_Work instructions_
Copy each line below that contains "this".

_Records_
- - -

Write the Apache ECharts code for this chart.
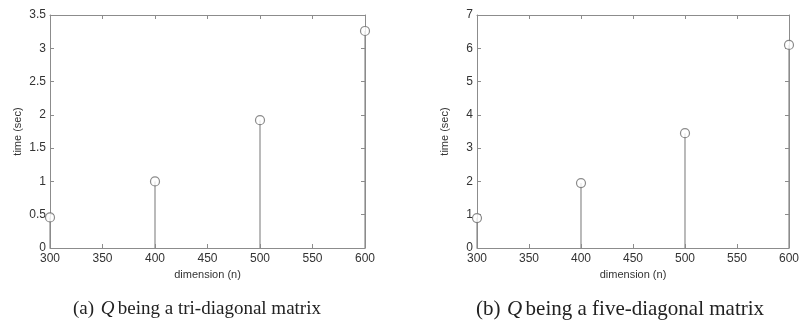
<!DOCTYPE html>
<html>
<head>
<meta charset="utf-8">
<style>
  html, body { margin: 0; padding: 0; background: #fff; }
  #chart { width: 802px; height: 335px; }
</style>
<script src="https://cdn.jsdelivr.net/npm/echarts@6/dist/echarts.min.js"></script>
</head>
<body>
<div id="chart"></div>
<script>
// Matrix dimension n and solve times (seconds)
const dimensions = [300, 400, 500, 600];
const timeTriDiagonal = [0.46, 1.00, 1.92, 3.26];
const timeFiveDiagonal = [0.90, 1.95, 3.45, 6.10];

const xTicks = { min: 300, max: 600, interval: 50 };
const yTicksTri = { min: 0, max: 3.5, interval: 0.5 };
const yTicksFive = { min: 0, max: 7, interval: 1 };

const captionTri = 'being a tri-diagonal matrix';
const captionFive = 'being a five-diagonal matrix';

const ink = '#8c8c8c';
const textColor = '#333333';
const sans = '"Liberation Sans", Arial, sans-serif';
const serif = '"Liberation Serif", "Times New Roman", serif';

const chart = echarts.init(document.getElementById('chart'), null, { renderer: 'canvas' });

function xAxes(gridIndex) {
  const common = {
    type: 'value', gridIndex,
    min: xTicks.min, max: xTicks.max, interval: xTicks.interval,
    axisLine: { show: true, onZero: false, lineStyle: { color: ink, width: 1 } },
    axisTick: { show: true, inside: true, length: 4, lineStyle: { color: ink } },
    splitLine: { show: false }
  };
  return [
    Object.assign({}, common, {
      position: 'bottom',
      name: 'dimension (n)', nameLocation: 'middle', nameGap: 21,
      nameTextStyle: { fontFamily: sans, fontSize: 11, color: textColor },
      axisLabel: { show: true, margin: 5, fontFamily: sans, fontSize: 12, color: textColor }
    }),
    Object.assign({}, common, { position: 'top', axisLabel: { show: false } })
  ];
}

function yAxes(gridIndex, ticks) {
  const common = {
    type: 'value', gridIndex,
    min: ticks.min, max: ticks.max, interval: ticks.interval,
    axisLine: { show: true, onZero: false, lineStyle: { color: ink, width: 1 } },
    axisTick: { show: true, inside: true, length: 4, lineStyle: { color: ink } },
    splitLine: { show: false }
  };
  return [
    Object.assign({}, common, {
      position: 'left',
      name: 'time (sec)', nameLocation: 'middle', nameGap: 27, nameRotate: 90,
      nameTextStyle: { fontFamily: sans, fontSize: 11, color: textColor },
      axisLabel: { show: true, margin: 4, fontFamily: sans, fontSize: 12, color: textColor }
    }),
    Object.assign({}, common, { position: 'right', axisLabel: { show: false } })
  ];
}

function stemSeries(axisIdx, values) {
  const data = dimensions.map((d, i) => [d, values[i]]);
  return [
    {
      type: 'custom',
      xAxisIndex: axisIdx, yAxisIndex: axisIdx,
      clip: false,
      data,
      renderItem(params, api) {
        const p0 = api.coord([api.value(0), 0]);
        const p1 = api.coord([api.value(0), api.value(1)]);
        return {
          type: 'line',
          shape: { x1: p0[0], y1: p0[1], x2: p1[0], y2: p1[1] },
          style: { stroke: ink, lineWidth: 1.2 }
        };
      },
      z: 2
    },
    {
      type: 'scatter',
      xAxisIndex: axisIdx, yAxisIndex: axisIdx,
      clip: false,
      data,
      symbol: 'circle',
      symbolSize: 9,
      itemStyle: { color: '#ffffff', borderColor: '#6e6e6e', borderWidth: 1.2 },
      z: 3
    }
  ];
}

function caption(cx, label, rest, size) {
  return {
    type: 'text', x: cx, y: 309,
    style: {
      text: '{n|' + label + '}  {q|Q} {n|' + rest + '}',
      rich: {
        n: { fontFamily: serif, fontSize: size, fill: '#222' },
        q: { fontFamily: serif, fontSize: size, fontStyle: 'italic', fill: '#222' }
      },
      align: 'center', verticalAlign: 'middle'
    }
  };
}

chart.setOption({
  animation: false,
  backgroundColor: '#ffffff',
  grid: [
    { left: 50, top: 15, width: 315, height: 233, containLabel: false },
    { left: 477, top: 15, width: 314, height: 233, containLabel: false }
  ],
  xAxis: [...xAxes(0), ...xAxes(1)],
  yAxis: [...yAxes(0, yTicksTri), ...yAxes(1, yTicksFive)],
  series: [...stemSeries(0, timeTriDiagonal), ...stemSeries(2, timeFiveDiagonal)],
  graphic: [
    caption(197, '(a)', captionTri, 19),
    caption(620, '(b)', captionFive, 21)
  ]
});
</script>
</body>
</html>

- - -

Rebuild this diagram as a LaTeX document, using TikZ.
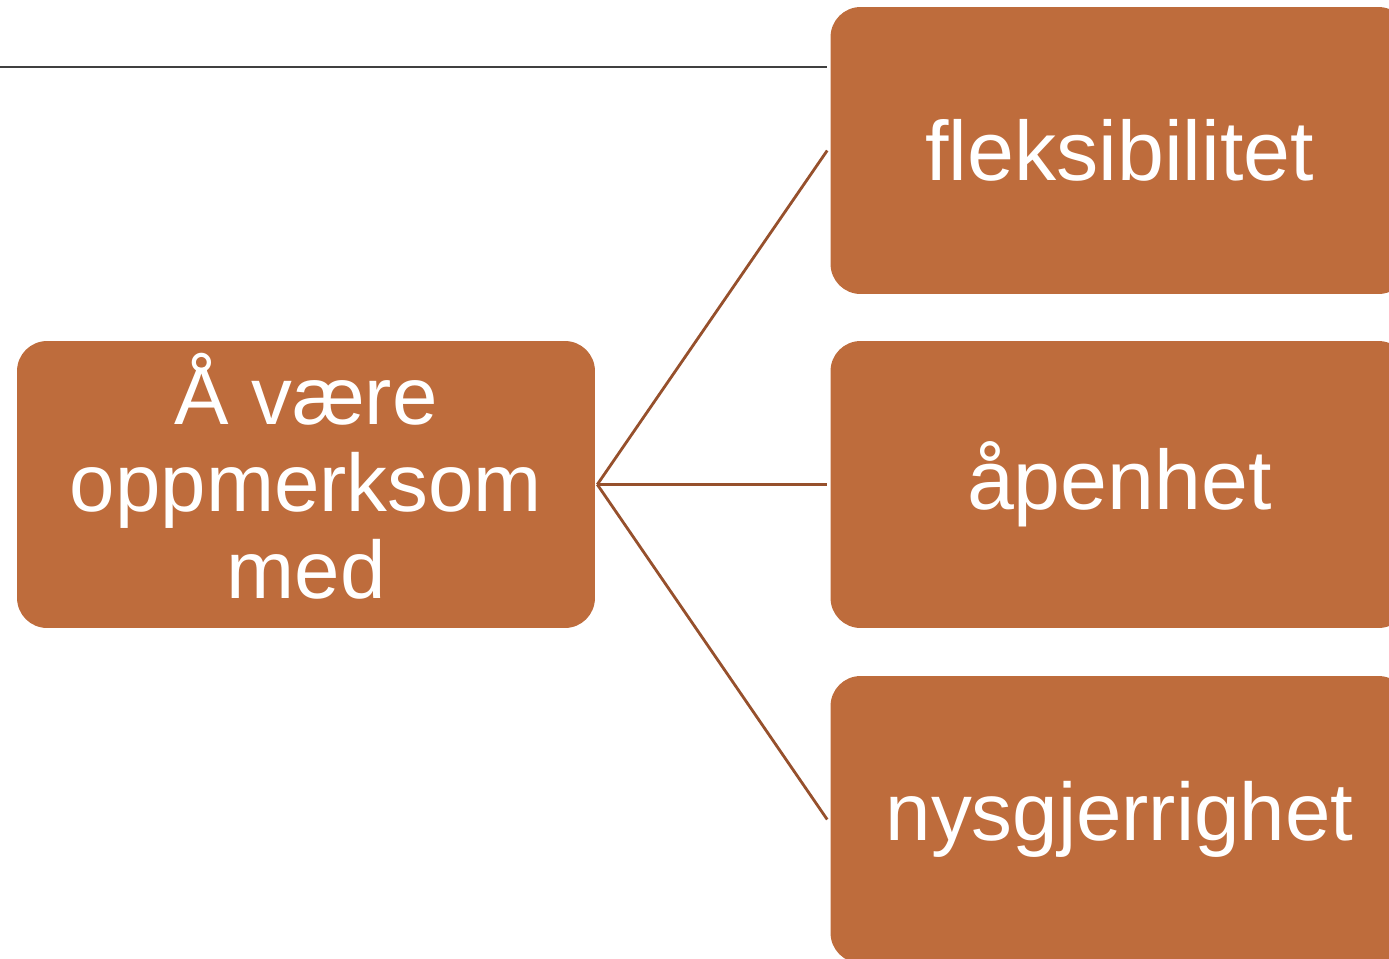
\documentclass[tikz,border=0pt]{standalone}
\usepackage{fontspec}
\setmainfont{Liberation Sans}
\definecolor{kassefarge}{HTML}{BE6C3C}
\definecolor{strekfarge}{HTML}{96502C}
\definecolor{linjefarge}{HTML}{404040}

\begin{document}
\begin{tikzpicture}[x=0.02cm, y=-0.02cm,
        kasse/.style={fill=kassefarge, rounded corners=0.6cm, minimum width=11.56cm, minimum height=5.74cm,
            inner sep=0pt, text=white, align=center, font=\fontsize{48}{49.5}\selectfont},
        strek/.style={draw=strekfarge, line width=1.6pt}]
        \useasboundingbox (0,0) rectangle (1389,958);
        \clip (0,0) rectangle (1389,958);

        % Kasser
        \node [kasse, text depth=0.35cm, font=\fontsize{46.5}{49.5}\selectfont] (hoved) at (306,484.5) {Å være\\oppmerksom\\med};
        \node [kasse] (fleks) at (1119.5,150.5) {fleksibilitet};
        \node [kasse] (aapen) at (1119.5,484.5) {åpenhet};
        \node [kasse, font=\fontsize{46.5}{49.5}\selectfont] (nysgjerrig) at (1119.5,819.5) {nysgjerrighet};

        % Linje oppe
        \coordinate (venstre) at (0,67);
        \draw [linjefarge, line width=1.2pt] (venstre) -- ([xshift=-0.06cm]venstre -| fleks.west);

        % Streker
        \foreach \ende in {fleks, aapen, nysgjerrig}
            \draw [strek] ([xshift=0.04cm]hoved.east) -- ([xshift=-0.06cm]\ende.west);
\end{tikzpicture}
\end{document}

- - -

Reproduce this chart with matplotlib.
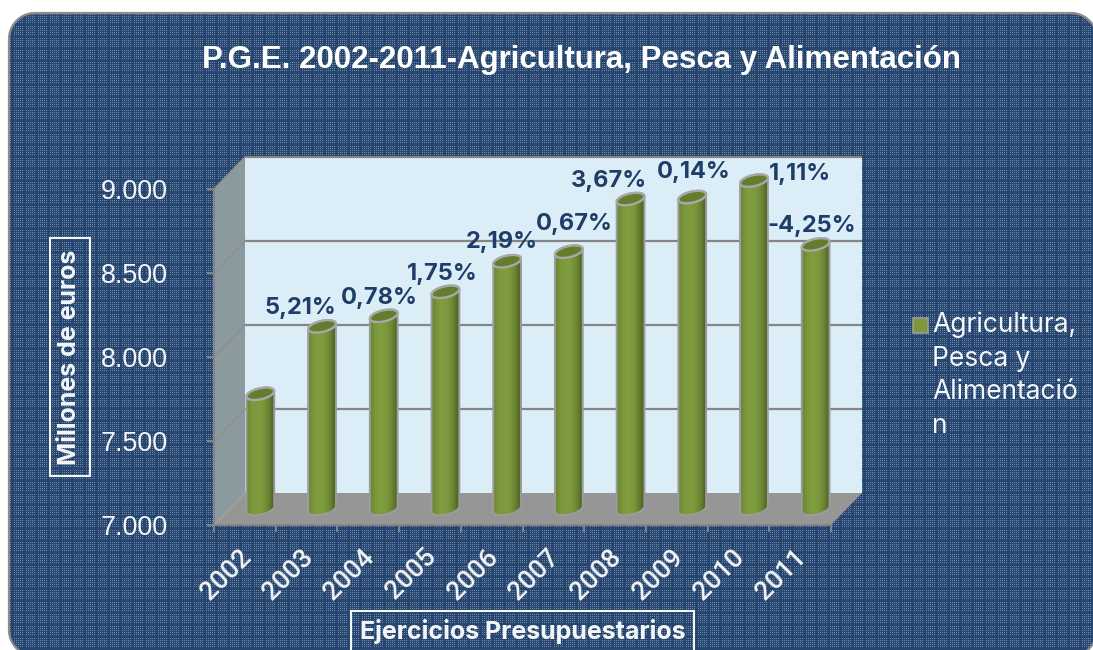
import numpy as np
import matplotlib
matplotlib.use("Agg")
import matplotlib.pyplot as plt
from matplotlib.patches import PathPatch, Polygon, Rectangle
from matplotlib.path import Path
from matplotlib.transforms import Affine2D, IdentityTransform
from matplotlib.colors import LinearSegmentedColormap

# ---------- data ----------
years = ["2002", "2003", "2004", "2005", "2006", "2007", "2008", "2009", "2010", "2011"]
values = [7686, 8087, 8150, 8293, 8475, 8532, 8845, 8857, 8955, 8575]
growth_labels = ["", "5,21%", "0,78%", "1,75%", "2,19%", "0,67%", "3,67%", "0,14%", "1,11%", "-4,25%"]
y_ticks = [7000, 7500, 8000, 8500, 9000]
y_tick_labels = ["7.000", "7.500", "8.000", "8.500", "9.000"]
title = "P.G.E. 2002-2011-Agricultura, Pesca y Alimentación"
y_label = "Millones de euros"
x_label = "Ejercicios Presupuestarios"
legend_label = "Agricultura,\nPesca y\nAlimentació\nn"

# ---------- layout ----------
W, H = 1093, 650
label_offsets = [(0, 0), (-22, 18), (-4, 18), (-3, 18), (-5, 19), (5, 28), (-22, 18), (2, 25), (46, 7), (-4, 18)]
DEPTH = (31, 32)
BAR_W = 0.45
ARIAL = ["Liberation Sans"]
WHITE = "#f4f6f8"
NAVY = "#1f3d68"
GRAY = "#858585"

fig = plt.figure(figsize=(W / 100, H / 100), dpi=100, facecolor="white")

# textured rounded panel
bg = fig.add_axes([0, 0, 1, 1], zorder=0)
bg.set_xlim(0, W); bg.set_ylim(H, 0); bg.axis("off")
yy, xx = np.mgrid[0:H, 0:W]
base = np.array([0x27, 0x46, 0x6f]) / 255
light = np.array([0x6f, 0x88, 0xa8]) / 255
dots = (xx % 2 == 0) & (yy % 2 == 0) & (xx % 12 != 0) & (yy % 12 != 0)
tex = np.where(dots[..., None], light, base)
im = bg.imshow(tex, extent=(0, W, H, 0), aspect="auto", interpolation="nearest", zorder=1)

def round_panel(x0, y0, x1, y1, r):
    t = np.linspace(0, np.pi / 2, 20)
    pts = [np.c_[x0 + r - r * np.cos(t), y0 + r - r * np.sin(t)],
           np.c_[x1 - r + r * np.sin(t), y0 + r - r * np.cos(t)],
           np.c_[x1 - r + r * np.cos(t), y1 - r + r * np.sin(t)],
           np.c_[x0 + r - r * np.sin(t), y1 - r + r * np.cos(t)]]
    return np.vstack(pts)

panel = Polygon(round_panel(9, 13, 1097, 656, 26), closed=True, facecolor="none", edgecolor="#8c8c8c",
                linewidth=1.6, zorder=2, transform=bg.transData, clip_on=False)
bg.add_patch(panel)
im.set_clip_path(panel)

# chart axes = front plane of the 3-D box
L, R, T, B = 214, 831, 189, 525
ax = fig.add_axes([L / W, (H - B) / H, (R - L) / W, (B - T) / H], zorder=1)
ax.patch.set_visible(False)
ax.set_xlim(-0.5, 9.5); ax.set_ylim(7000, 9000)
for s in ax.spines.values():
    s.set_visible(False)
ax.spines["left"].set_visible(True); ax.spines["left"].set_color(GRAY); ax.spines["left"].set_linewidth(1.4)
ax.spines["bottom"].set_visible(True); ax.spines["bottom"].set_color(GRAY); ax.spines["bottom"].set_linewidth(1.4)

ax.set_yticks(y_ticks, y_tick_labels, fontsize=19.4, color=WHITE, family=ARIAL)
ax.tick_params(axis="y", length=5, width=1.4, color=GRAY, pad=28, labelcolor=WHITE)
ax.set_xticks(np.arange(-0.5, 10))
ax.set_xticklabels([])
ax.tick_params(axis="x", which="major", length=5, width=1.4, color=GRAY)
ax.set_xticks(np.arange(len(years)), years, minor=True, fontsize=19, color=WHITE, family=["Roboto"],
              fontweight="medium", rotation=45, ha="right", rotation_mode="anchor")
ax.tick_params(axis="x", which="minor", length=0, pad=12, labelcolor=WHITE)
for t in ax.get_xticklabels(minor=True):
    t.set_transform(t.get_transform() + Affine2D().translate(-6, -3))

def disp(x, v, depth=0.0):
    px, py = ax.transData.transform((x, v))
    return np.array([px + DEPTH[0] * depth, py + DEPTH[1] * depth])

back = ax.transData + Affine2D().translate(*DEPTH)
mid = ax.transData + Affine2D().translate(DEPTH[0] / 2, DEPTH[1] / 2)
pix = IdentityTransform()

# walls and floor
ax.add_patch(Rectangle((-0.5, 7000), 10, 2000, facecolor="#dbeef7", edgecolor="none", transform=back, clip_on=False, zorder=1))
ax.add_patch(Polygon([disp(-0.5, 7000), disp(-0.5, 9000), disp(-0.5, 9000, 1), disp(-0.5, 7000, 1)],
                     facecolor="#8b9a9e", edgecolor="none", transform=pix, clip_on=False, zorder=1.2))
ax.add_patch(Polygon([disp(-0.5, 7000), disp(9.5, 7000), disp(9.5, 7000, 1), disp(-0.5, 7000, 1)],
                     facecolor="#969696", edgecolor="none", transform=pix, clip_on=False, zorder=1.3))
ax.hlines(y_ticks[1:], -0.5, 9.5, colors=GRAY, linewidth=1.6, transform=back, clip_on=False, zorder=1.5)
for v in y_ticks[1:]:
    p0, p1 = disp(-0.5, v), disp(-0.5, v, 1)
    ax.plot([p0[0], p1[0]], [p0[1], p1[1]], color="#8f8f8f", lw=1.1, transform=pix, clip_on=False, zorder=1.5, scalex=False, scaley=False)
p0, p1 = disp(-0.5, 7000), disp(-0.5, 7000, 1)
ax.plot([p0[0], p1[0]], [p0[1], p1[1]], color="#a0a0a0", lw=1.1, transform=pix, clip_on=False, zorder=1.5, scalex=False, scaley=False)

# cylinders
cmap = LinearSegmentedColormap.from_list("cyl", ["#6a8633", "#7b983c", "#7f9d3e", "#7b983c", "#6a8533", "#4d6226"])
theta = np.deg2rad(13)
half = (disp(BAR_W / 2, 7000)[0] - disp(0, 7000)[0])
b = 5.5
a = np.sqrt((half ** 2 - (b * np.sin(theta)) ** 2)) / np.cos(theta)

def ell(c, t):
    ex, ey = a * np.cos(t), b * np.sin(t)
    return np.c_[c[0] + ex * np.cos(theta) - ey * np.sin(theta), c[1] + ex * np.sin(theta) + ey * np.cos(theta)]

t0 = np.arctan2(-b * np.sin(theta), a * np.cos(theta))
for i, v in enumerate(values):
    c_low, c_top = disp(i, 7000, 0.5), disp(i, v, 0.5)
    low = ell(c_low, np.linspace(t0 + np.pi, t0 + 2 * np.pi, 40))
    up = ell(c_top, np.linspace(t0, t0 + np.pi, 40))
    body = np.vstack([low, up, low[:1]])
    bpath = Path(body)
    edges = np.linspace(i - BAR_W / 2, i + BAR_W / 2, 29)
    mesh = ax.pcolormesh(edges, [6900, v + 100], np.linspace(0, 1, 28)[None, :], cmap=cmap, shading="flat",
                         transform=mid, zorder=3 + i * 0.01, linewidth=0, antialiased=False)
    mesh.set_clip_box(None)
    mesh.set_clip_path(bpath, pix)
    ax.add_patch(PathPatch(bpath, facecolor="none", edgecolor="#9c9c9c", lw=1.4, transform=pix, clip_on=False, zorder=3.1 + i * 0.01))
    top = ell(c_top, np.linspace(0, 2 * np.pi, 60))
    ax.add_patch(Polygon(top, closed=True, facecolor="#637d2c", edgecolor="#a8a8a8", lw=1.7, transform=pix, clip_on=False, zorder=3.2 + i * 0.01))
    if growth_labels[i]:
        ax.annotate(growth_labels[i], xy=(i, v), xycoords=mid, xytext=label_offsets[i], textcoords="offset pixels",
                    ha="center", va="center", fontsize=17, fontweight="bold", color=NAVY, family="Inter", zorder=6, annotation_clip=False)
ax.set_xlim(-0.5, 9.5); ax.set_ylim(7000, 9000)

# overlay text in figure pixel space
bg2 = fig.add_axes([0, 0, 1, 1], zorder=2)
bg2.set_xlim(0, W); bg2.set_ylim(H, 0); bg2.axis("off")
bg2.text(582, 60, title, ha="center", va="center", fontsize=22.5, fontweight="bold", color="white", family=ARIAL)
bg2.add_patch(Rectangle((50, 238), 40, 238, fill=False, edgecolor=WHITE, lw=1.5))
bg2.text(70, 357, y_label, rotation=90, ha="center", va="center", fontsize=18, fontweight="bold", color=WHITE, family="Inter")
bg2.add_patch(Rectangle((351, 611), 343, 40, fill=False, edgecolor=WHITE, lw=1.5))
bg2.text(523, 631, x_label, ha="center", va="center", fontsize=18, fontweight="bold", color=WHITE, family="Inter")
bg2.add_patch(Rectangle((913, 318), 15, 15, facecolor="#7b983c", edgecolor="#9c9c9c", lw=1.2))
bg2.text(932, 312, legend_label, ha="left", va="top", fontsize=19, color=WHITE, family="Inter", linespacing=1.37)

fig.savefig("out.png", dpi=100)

- - -

_Solution_
Write the Apache ECharts code for this chart.
Rebuild this diagram as a LaTeX document, using TikZ.
Reproduce this chart with matplotlib.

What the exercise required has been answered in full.